Saturday, February 3, 2007

Regular Expressions in Java

One of the cool things about Perl, Ruby, and other scripting langauges is how easy it is to do some very complicated things. For example, Ruby has the =~ operator, which lets you easily match a string against a regular expression. It returns the position that the match starts or nil if there is no match.

"sector 19" =~ /\d/    # Returns 7

Another cool thing you can do in Ruby is String.scan - this iterates though a string, matching against a regular expression and returns an array with all the matches.

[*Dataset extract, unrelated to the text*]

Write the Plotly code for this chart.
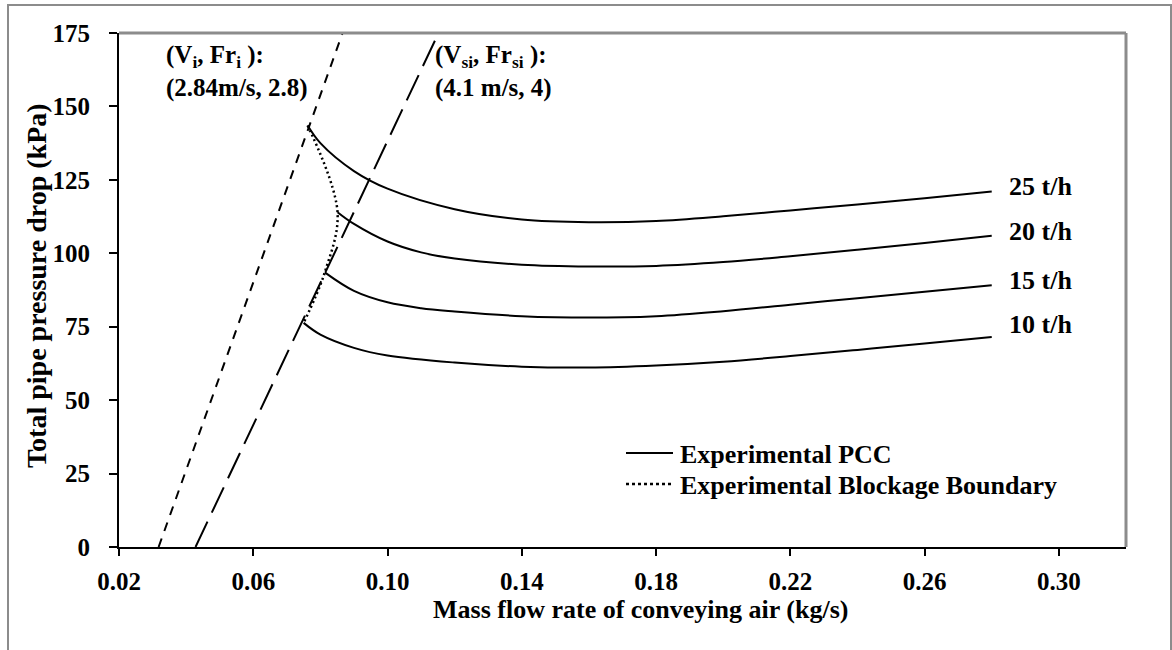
import plotly.graph_objects as go

# Pipe conveying characteristics (PCC) for each solids feed rate
rates = ["25 t/h", "20 t/h", "15 t/h", "10 t/h"]

air_25 = [0.0762, 0.080, 0.090, 0.100, 0.120, 0.140, 0.160, 0.180, 0.200, 0.220, 0.240, 0.260, 0.280]
dp_25 = [143.5, 137.5, 128.0, 122.0, 115.0, 111.5, 110.6, 111.0, 112.6, 114.6, 116.6, 118.7, 121.0]

air_20 = [0.0851, 0.090, 0.100, 0.110, 0.120, 0.140, 0.160, 0.180, 0.200, 0.220, 0.240, 0.260, 0.280]
dp_20 = [114.0, 110.0, 104.0, 100.3, 98.2, 96.1, 95.5, 95.7, 97.0, 99.0, 101.2, 103.5, 106.0]

air_15 = [0.0813, 0.090, 0.100, 0.110, 0.120, 0.140, 0.160, 0.180, 0.200, 0.220, 0.240, 0.260, 0.280]
dp_15 = [93.5, 87.2, 83.3, 81.3, 80.2, 78.6, 78.1, 78.6, 80.3, 82.5, 84.7, 86.9, 89.1]

air_10 = [0.0750, 0.080, 0.090, 0.100, 0.120, 0.140, 0.160, 0.180, 0.200, 0.220, 0.240, 0.260, 0.280]
dp_10 = [76.3, 72.3, 67.8, 65.2, 62.8, 61.4, 61.1, 61.8, 63.1, 65.0, 67.1, 69.3, 71.5]

# Blockage boundary through the minimum-air points of each PCC
block_air = [0.0762, 0.0851, 0.0813, 0.0750]
block_dp = [143.5, 114.0, 93.5, 76.3]

# Constant-velocity / Froude number lines
vi_air = [0.0318, 0.0866]
vi_dp = [0.0, 175.0]
vsi_air = [0.0428, 0.1152]
vsi_dp = [0.0, 175.0]

x_ticks = [0.02, 0.06, 0.10, 0.14, 0.18, 0.22, 0.26, 0.30]
y_ticks = [0, 25, 50, 75, 100, 125, 150, 175]

legend_names = ["Experimental PCC", "Experimental Blockage Boundary"]

W, H = 1172, 650
L, R, T, B = 119, 1126, 33, 547
FONT = "Liberation Serif"
FS = 26

pw, ph = R - L, B - T
def px(xp):
    return (xp - L) / pw
def py(yp):
    return (B - yp) / ph

fig = go.Figure()

fig.add_trace(go.Scatter(x=vi_air, y=vi_dp, mode="lines", showlegend=False,
                         line=dict(color="black", width=2, dash="9px,8px")))
fig.add_trace(go.Scatter(x=vsi_air, y=vsi_dp, mode="lines", showlegend=False,
                         line=dict(color="black", width=2, dash="28px,10px")))

curves = [(air_25, dp_25), (air_20, dp_20), (air_15, dp_15), (air_10, dp_10)]
for xs, ys in curves:
    fig.add_trace(go.Scatter(x=xs, y=ys, mode="lines", name=legend_names[0], showlegend=False,
                             line=dict(color="black", width=2, shape="spline", smoothing=1)))

fig.add_trace(go.Scatter(x=block_air, y=block_dp, mode="lines", name=legend_names[1],
                         showlegend=False,
                         line=dict(color="black", width=2.5, dash="2px,3px",
                                   shape="spline", smoothing=1)))

# feed-rate labels at the right end of each curve
label_y = [122.6, 107.3, 90.9, 75.6]
for txt, ly in zip(rates, label_y):
    fig.add_annotation(x=0.2845, y=ly, text="<b>%s</b>" % txt, showarrow=False,
                       xanchor="left", yanchor="middle",
                       font=dict(family=FONT, size=FS, color="black"))

fig.add_annotation(x=0.0333, y=173, showarrow=False, xanchor="left", yanchor="top",
                   align="left",
                   text="<b>(V<sub>i</sub>, Fr<sub>i</sub> ):</b><br><b>(2.84m/s, 2.8)</b>",
                   font=dict(family=FONT, size=25, color="black"))
fig.add_annotation(x=0.1134, y=173, showarrow=False, xanchor="left", yanchor="top",
                   align="left",
                   text="<b>(V<sub>si</sub>, Fr<sub>si</sub> ):</b><br><b>(4.1 m/s, 4)</b>",
                   font=dict(family=FONT, size=25, color="black"))

# legend drawn as sample lines with labels
for (name, dash, yp) in [(legend_names[0], "solid", 453), (legend_names[1], "dot", 484)]:
    fig.add_shape(type="line", xref="paper", yref="paper", x0=px(626), x1=px(673),
                  y0=py(yp), y1=py(yp),
                  line=dict(color="black", width=2 if dash == "solid" else 2.5, dash=dash))
    fig.add_annotation(xref="paper", yref="paper", x=px(678), y=py(yp + 1), showarrow=False,
                       xanchor="left", yanchor="middle", text="<b>%s</b>" % name,
                       font=dict(family=FONT, size=FS, color="black"))

# outer frame and plot-area border
fig.add_shape(type="rect", xref="paper", yref="paper", x0=px(8), x1=px(1171),
              y0=py(660), y1=py(5), line=dict(color="#8c8c8c", width=2), layer="below")
fig.add_shape(type="line", xref="paper", yref="paper", x0=0, x1=1, y0=1, y1=1,
              line=dict(color="#8c8c8c", width=3))
fig.add_shape(type="line", xref="paper", yref="paper", x0=1, x1=1, y0=0, y1=1,
              line=dict(color="#8c8c8c", width=3))

fig.add_annotation(xref="paper", yref="paper", x=px(640), y=py(609), showarrow=False,
                   xanchor="center", yanchor="middle",
                   text="<b>Mass flow rate of conveying air (kg/s)</b>",
                   font=dict(family=FONT, size=FS, color="black"))
fig.add_annotation(xref="paper", yref="paper", x=px(36), y=py(286), showarrow=False,
                   xanchor="center", yanchor="middle", textangle=-90,
                   text="<b>Total pipe pressure drop (kPa)</b>",
                   font=dict(family=FONT, size=28, color="black"))

fig.update_layout(
    width=W, height=H,
    margin=dict(l=L, r=W - R, t=T, b=H - B, pad=0),
    paper_bgcolor="white", plot_bgcolor="white",
    showlegend=False,
    xaxis=dict(range=[0.02, 0.32], tickvals=x_ticks, ticktext=["%.2f" % v for v in x_ticks],
               showgrid=False, zeroline=False, showline=True, linecolor="black", linewidth=2,
               ticks="outside", ticklen=7, tickwidth=2, tickcolor="black",
               ticklabelstandoff=4,
               tickfont=dict(family=FONT, size=25, color="black", weight="bold")),
    yaxis=dict(range=[0, 175], tickvals=y_ticks,
               showgrid=False, zeroline=False, showline=True, linecolor="black", linewidth=2,
               ticks="outside", ticklen=8, tickwidth=2, tickcolor="black",
               ticklabelstandoff=14,
               tickfont=dict(family=FONT, size=25, color="black", weight="bold")),
)

fig.write_html("out.html")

# Returns all the <item> tags
text.scan(/<item>.*?</item>/)

If you know the right Java APIs though, these operations are almost as easy. The following Java code does the same thing as the above Ruby code:

ArrayList<String> tagList = new ArrayList<String>();
Matcher matcher =
Pattern.compile("<item>.*?</item>").matcher(text);
while(matcher.find()) {
String match = feedString.substring(matcher.start(),
matcher.end());
tagList.add(match);
}

A Matcher object is returned by Pattern.matcher - it basically remembers a string, a regular expression to match against, and the last matched position. Matcher.find returns true if there's another match. Matcher.start, and Matcher.end returns the start and end indexes of the previous match.

I'll admit that the code is a bit longer than the Ruby version, but it's still quite easy.

3 comments:

Kevin Chiu said...
This comment has been removed by the author.
Kevin Chiu said...

Hmm, String should be capitalized.

Also - the right bracket on the first item tag should be deleted, in case there are attributes.

Although Ruby is nice, I'm starting to get annoyed by some things, particularly threading.

Andy Hou said...

Opps, I fixed the String thing.

Let's assume there won't be any attributes to keep it simple.